On the other hand, there are people who can handle a lot of work and they’re okay, they don’t get stressed out, they’re fine. They don’t fail. They don’t forget. They are able to do it. So there’s some other factor. Everybody has a finite amount of capacity to bring to bear. If work, generally, can be summed up as anything that takes up time, energy or attention, then capacity is anything that affects your readiness, motivation and ability to carry out tasks or to do work.

How does that translate to health care? 

A classic example of a breakdown in the balance between work and capacity would be a missed appointment. Now, maybe that’s because you forgot and you don’t have enough redundancies or somebody around you to help remind you; maybe you missed it because you were really, really depressed that day and you just couldn’t get to moving to do much of anything. Or you didn’t take a medication when you were supposed to. There’s a task set for you and, for whatever reason, you didn’t have the readiness, the motivation or the ability to do it. 

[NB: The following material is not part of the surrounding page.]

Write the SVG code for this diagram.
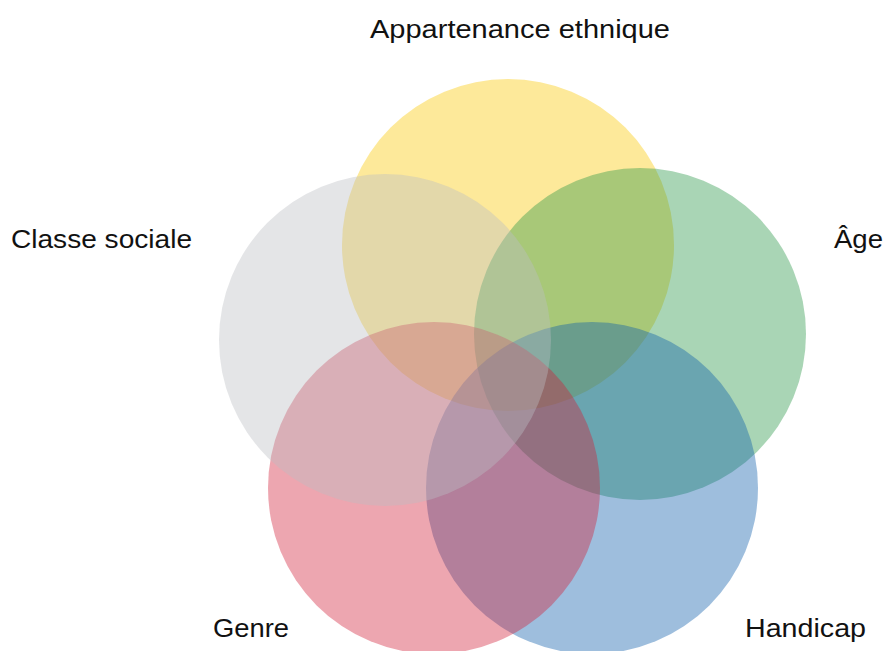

That reminds me of Christine Miserandino’s “spoon theory,” this concept that people living with chronic illnesses have a set number of “spoons” (energy, ability) per day, and they have to be judicious in how they use them. 

I don’t know if [the spoon theory] was around at the time that we did this; it was fairly young. They’re really kind of complementary ideas. It’s funny because for people who know the model, we would even use the language of the model just to say how we’re doing. 

One of the things to keep in mind is that there were models or approaches to patient complexity before. And what I wanted to do with this was to make a functional model. So it’s an ongoing thing, which feels more like living — where that interaction between those things then affects how you access and use care and how you carry out your own self-care, and then that in turn is going to affect your outcomes. 

We hear so much about how people’s experiences within a health care system vary so much depending on their identities — race, gender, disability, etc. How does that factor into this work? Do complexity models inherently acknowledge intersectionality? 

I don’t think it’s ever naturally incorporated. That’s why we always have to be intentional. Back in 1971, a Welsh general practitioner named Julian Tudor Hart came up with this thing that he called the inverse care law, which is that the availability of quality medical care is inversely proportional to the need of the population it serves. So the people who often need care the most have the hardest time getting it. [Cesar Gomes Victora and colleagues] later on came up with the inverse equity hypothesis, and it’s the idea that any new intervention, any new improvement, any new program that we introduce, it’s going to benefit the most privileged first and most. 

If you just develop a program and don’t think about that and don’t build that in, I think you’re just going to end up potentially widening the disparities in outcomes, not because you’re hurting anybody, but because you’re actually just benefiting more the people who already are doing pretty well. 

This article was supported by a grant from Bloomberg Philanthropies.